Copy the lines below as they are; omit the images they contain.
— begin —
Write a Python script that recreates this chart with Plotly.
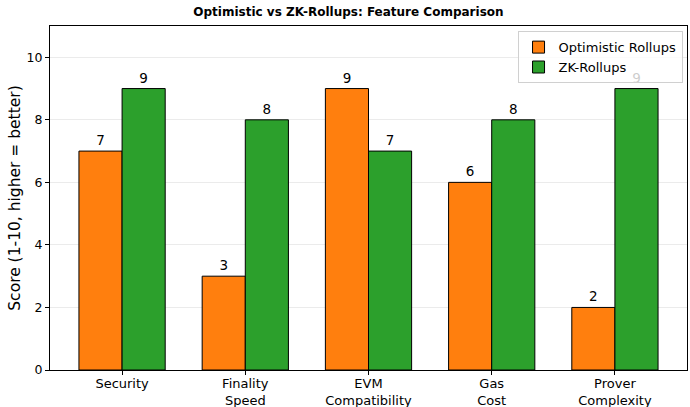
import plotly.graph_objects as go

categories = ["Security", "Finality<br>Speed", "EVM<br>Compatibility", "Gas<br>Cost", "Prover<br>Complexity"]
optimistic = [7, 3, 9, 6, 2]
zk = [9, 8, 7, 8, 9]

FONT = "DejaVu Sans"

fig = go.Figure()
fig.add_trace(go.Bar(
    x=categories, y=optimistic, name="Optimistic Rollups",
    marker=dict(color="#ff7f0e", line=dict(color="black", width=1)),
    text=optimistic, textposition="outside", textfont=dict(size=13.5, color="black", family=FONT),
    cliponaxis=False,
))
fig.add_trace(go.Bar(
    x=categories, y=zk, name="ZK-Rollups",
    marker=dict(color="#2ca02c", line=dict(color="black", width=1)),
    text=zk, textposition="outside", textfont=dict(size=13.5, color="black", family=FONT),
    cliponaxis=False,
))

fig.update_layout(
    width=690, height=407,
    barmode="group", bargap=0.3, bargroupgap=0,
    paper_bgcolor="white", plot_bgcolor="white",
    font=dict(family=FONT, size=13, color="black"),
    margin=dict(l=50, r=3, t=26, b=37, autoexpand=False),
    title=dict(text="<b>Optimistic vs ZK-Rollups: Feature Comparison</b>", x=0.505, xanchor="center",
               y=0.982, yanchor="top", font=dict(size=12, family=FONT)),
    legend=dict(x=0.993, y=0.985, xanchor="right", yanchor="top",
                bordercolor="#d0d0d0", borderwidth=1, bgcolor="rgba(255,255,255,0.8)",
                font=dict(size=13, family=FONT), tracegroupgap=0),
    xaxis=dict(
        showline=True, linecolor="black", linewidth=1, mirror=True,
        ticks="outside", ticklen=4, tickcolor="black", ticklabelstandoff=-3,
        tickfont=dict(size=13), range=[-0.585, 4.585], automargin=False,
    ),
    yaxis=dict(
        range=[0, 11], dtick=2, showline=True, linecolor="black", linewidth=1, mirror=True,
        ticks="outside", ticklen=4, tickcolor="black",
        showgrid=True, gridcolor="#ebebeb", gridwidth=1,
        title=dict(text="Score (1-10, higher = better)", font=dict(size=15.5), standoff=2),
        tickfont=dict(size=12.5), zeroline=False, automargin=False,
    ),
)

fig.write_html("out.html", config={"displayModeBar": False},
               post_script="document.body.style.margin='0';document.body.style.padding='0';")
— end —
Written answer —
Write a Python script that recreates this chart with Plotly.
import plotly.graph_objects as go

categories = ["Security", "Finality<br>Speed", "EVM<br>Compatibility", "Gas<br>Cost", "Prover<br>Complexity"]
optimistic = [7, 3, 9, 6, 2]
zk = [9, 8, 7, 8, 9]

FONT = "DejaVu Sans"

fig = go.Figure()
fig.add_trace(go.Bar(
    x=categories, y=optimistic, name="Optimistic Rollups",
    marker=dict(color="#ff7f0e", line=dict(color="black", width=1)),
    text=optimistic, textposition="outside", textfont=dict(size=13.5, color="black", family=FONT),
    cliponaxis=False,
))
fig.add_trace(go.Bar(
    x=categories, y=zk, name="ZK-Rollups",
    marker=dict(color="#2ca02c", line=dict(color="black", width=1)),
    text=zk, textposition="outside", textfont=dict(size=13.5, color="black", family=FONT),
    cliponaxis=False,
))

fig.update_layout(
    width=690, height=407,
    barmode="group", bargap=0.3, bargroupgap=0,
    paper_bgcolor="white", plot_bgcolor="white",
    font=dict(family=FONT, size=13, color="black"),
    margin=dict(l=50, r=3, t=26, b=37, autoexpand=False),
    title=dict(text="<b>Optimistic vs ZK-Rollups: Feature Comparison</b>", x=0.505, xanchor="center",
               y=0.982, yanchor="top", font=dict(size=12, family=FONT)),
    legend=dict(x=0.993, y=0.985, xanchor="right", yanchor="top",
                bordercolor="#d0d0d0", borderwidth=1, bgcolor="rgba(255,255,255,0.8)",
                font=dict(size=13, family=FONT), tracegroupgap=0),
    xaxis=dict(
        showline=True, linecolor="black", linewidth=1, mirror=True,
        ticks="outside", ticklen=4, tickcolor="black", ticklabelstandoff=-3,
        tickfont=dict(size=13), range=[-0.585, 4.585], automargin=False,
    ),
    yaxis=dict(
        range=[0, 11], dtick=2, showline=True, linecolor="black", linewidth=1, mirror=True,
        ticks="outside", ticklen=4, tickcolor="black",
        showgrid=True, gridcolor="#ebebeb", gridwidth=1,
        title=dict(text="Score (1-10, higher = better)", font=dict(size=15.5), standoff=2),
        tickfont=dict(size=12.5), zeroline=False, automargin=False,
    ),
)

fig.write_html("out.html", config={"displayModeBar": False},
               post_script="document.body.style.margin='0';document.body.style.padding='0';")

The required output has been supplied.